→ REQUIREMENTS: Exclude images, then output the remaining data verbatim.

→ DATA LINES:
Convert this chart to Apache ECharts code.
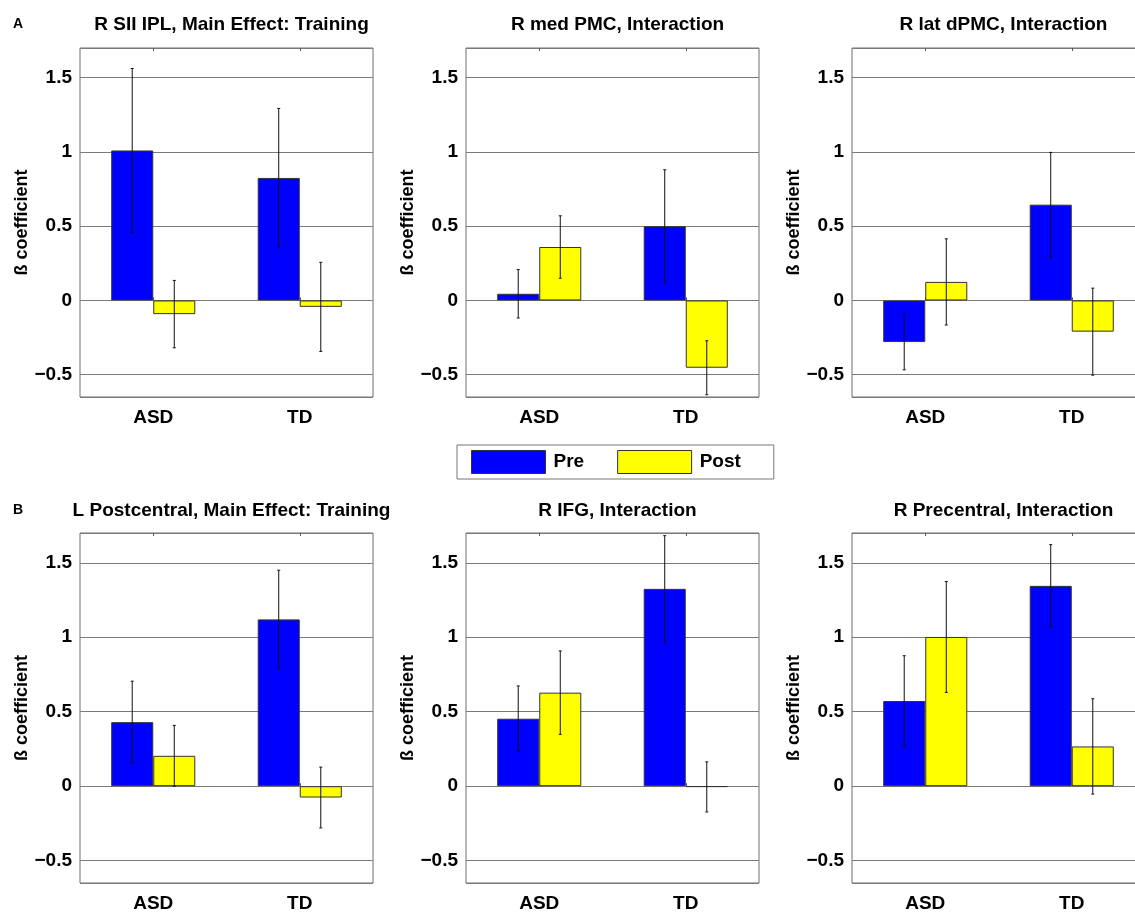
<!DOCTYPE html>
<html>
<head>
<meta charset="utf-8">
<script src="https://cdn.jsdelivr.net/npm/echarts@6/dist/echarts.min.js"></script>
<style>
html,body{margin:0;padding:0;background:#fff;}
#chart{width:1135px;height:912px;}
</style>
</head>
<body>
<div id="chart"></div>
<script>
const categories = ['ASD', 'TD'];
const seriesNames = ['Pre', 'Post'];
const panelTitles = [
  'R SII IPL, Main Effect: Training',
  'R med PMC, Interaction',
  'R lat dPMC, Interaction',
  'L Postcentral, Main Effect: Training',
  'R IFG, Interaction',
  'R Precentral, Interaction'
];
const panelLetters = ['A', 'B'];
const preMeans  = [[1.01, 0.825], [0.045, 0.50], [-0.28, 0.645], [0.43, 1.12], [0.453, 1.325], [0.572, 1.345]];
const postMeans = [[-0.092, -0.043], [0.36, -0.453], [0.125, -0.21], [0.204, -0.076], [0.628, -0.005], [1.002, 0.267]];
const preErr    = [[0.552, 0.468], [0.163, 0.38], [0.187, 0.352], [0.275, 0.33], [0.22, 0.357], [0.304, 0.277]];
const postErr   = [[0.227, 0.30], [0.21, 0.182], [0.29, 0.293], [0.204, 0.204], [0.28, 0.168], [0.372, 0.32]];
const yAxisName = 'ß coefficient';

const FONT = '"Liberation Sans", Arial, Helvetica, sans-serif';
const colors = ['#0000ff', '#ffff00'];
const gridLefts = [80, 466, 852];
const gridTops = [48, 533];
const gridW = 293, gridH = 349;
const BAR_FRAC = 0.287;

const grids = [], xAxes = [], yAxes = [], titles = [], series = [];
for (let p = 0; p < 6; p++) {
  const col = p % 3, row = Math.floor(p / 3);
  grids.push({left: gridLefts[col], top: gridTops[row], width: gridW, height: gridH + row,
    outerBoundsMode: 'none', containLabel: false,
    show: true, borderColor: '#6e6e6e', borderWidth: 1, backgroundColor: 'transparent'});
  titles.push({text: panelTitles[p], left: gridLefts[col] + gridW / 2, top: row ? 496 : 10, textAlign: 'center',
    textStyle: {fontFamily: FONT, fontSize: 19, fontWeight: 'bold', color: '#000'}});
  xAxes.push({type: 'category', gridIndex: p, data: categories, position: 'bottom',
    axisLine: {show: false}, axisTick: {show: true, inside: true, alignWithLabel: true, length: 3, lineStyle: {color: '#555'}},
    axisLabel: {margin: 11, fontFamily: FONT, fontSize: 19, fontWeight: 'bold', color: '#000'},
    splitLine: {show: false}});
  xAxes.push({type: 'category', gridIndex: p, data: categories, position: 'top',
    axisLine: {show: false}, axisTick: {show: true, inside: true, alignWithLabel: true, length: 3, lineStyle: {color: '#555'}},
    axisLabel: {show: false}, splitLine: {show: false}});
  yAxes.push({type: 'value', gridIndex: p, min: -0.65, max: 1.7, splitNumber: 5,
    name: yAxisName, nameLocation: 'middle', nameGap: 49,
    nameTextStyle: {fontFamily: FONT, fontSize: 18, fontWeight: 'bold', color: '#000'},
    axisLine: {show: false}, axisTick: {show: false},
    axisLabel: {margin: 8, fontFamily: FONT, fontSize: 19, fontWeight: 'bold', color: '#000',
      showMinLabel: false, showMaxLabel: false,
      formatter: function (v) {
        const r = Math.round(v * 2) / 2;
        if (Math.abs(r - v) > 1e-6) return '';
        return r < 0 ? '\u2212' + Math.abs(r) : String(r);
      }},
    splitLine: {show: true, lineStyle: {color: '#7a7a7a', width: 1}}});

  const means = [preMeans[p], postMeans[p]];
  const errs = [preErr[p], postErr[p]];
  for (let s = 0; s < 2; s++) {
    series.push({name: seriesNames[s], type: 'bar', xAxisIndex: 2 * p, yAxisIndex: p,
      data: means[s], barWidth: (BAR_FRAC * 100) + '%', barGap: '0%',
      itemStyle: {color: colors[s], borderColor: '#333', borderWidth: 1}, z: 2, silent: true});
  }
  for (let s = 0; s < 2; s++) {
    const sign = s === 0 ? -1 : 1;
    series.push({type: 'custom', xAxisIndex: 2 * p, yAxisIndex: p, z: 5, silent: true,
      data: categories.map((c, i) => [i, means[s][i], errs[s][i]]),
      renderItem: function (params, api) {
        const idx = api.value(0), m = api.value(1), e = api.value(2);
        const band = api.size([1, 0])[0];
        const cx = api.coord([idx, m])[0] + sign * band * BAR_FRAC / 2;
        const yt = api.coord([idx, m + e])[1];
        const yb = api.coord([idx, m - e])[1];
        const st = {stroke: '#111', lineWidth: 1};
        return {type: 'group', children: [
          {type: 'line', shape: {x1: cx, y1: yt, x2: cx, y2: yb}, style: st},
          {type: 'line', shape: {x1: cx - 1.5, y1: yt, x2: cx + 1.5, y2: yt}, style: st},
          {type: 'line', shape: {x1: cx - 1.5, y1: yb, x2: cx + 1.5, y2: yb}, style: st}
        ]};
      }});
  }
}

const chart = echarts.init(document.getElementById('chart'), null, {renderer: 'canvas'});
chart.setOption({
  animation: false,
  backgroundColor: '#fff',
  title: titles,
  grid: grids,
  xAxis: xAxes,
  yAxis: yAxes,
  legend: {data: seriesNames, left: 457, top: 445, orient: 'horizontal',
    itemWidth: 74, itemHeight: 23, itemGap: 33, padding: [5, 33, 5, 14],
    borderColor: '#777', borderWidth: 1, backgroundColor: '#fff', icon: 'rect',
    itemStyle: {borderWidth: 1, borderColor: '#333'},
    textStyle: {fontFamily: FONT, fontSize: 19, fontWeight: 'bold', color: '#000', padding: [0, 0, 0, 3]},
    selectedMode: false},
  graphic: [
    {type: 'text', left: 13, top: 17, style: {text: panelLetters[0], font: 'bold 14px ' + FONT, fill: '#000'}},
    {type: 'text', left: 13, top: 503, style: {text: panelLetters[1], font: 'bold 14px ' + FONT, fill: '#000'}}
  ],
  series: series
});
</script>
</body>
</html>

→ COMPLETED TASK:
Convert this chart to Apache ECharts code.
<!DOCTYPE html>
<html>
<head>
<meta charset="utf-8">
<script src="https://cdn.jsdelivr.net/npm/echarts@6/dist/echarts.min.js"></script>
<style>
html,body{margin:0;padding:0;background:#fff;}
#chart{width:1135px;height:912px;}
</style>
</head>
<body>
<div id="chart"></div>
<script>
const categories = ['ASD', 'TD'];
const seriesNames = ['Pre', 'Post'];
const panelTitles = [
  'R SII IPL, Main Effect: Training',
  'R med PMC, Interaction',
  'R lat dPMC, Interaction',
  'L Postcentral, Main Effect: Training',
  'R IFG, Interaction',
  'R Precentral, Interaction'
];
const panelLetters = ['A', 'B'];
const preMeans  = [[1.01, 0.825], [0.045, 0.50], [-0.28, 0.645], [0.43, 1.12], [0.453, 1.325], [0.572, 1.345]];
const postMeans = [[-0.092, -0.043], [0.36, -0.453], [0.125, -0.21], [0.204, -0.076], [0.628, -0.005], [1.002, 0.267]];
const preErr    = [[0.552, 0.468], [0.163, 0.38], [0.187, 0.352], [0.275, 0.33], [0.22, 0.357], [0.304, 0.277]];
const postErr   = [[0.227, 0.30], [0.21, 0.182], [0.29, 0.293], [0.204, 0.204], [0.28, 0.168], [0.372, 0.32]];
const yAxisName = 'ß coefficient';

const FONT = '"Liberation Sans", Arial, Helvetica, sans-serif';
const colors = ['#0000ff', '#ffff00'];
const gridLefts = [80, 466, 852];
const gridTops = [48, 533];
const gridW = 293, gridH = 349;
const BAR_FRAC = 0.287;

const grids = [], xAxes = [], yAxes = [], titles = [], series = [];
for (let p = 0; p < 6; p++) {
  const col = p % 3, row = Math.floor(p / 3);
  grids.push({left: gridLefts[col], top: gridTops[row], width: gridW, height: gridH + row,
    outerBoundsMode: 'none', containLabel: false,
    show: true, borderColor: '#6e6e6e', borderWidth: 1, backgroundColor: 'transparent'});
  titles.push({text: panelTitles[p], left: gridLefts[col] + gridW / 2, top: row ? 496 : 10, textAlign: 'center',
    textStyle: {fontFamily: FONT, fontSize: 19, fontWeight: 'bold', color: '#000'}});
  xAxes.push({type: 'category', gridIndex: p, data: categories, position: 'bottom',
    axisLine: {show: false}, axisTick: {show: true, inside: true, alignWithLabel: true, length: 3, lineStyle: {color: '#555'}},
    axisLabel: {margin: 11, fontFamily: FONT, fontSize: 19, fontWeight: 'bold', color: '#000'},
    splitLine: {show: false}});
  xAxes.push({type: 'category', gridIndex: p, data: categories, position: 'top',
    axisLine: {show: false}, axisTick: {show: true, inside: true, alignWithLabel: true, length: 3, lineStyle: {color: '#555'}},
    axisLabel: {show: false}, splitLine: {show: false}});
  yAxes.push({type: 'value', gridIndex: p, min: -0.65, max: 1.7, splitNumber: 5,
    name: yAxisName, nameLocation: 'middle', nameGap: 49,
    nameTextStyle: {fontFamily: FONT, fontSize: 18, fontWeight: 'bold', color: '#000'},
    axisLine: {show: false}, axisTick: {show: false},
    axisLabel: {margin: 8, fontFamily: FONT, fontSize: 19, fontWeight: 'bold', color: '#000',
      showMinLabel: false, showMaxLabel: false,
      formatter: function (v) {
        const r = Math.round(v * 2) / 2;
        if (Math.abs(r - v) > 1e-6) return '';
        return r < 0 ? '\u2212' + Math.abs(r) : String(r);
      }},
    splitLine: {show: true, lineStyle: {color: '#7a7a7a', width: 1}}});

  const means = [preMeans[p], postMeans[p]];
  const errs = [preErr[p], postErr[p]];
  for (let s = 0; s < 2; s++) {
    series.push({name: seriesNames[s], type: 'bar', xAxisIndex: 2 * p, yAxisIndex: p,
      data: means[s], barWidth: (BAR_FRAC * 100) + '%', barGap: '0%',
      itemStyle: {color: colors[s], borderColor: '#333', borderWidth: 1}, z: 2, silent: true});
  }
  for (let s = 0; s < 2; s++) {
    const sign = s === 0 ? -1 : 1;
    series.push({type: 'custom', xAxisIndex: 2 * p, yAxisIndex: p, z: 5, silent: true,
      data: categories.map((c, i) => [i, means[s][i], errs[s][i]]),
      renderItem: function (params, api) {
        const idx = api.value(0), m = api.value(1), e = api.value(2);
        const band = api.size([1, 0])[0];
        const cx = api.coord([idx, m])[0] + sign * band * BAR_FRAC / 2;
        const yt = api.coord([idx, m + e])[1];
        const yb = api.coord([idx, m - e])[1];
        const st = {stroke: '#111', lineWidth: 1};
        return {type: 'group', children: [
          {type: 'line', shape: {x1: cx, y1: yt, x2: cx, y2: yb}, style: st},
          {type: 'line', shape: {x1: cx - 1.5, y1: yt, x2: cx + 1.5, y2: yt}, style: st},
          {type: 'line', shape: {x1: cx - 1.5, y1: yb, x2: cx + 1.5, y2: yb}, style: st}
        ]};
      }});
  }
}

const chart = echarts.init(document.getElementById('chart'), null, {renderer: 'canvas'});
chart.setOption({
  animation: false,
  backgroundColor: '#fff',
  title: titles,
  grid: grids,
  xAxis: xAxes,
  yAxis: yAxes,
  legend: {data: seriesNames, left: 457, top: 445, orient: 'horizontal',
    itemWidth: 74, itemHeight: 23, itemGap: 33, padding: [5, 33, 5, 14],
    borderColor: '#777', borderWidth: 1, backgroundColor: '#fff', icon: 'rect',
    itemStyle: {borderWidth: 1, borderColor: '#333'},
    textStyle: {fontFamily: FONT, fontSize: 19, fontWeight: 'bold', color: '#000', padding: [0, 0, 0, 3]},
    selectedMode: false},
  graphic: [
    {type: 'text', left: 13, top: 17, style: {text: panelLetters[0], font: 'bold 14px ' + FONT, fill: '#000'}},
    {type: 'text', left: 13, top: 503, style: {text: panelLetters[1], font: 'bold 14px ' + FONT, fill: '#000'}}
  ],
  series: series
});
</script>
</body>
</html>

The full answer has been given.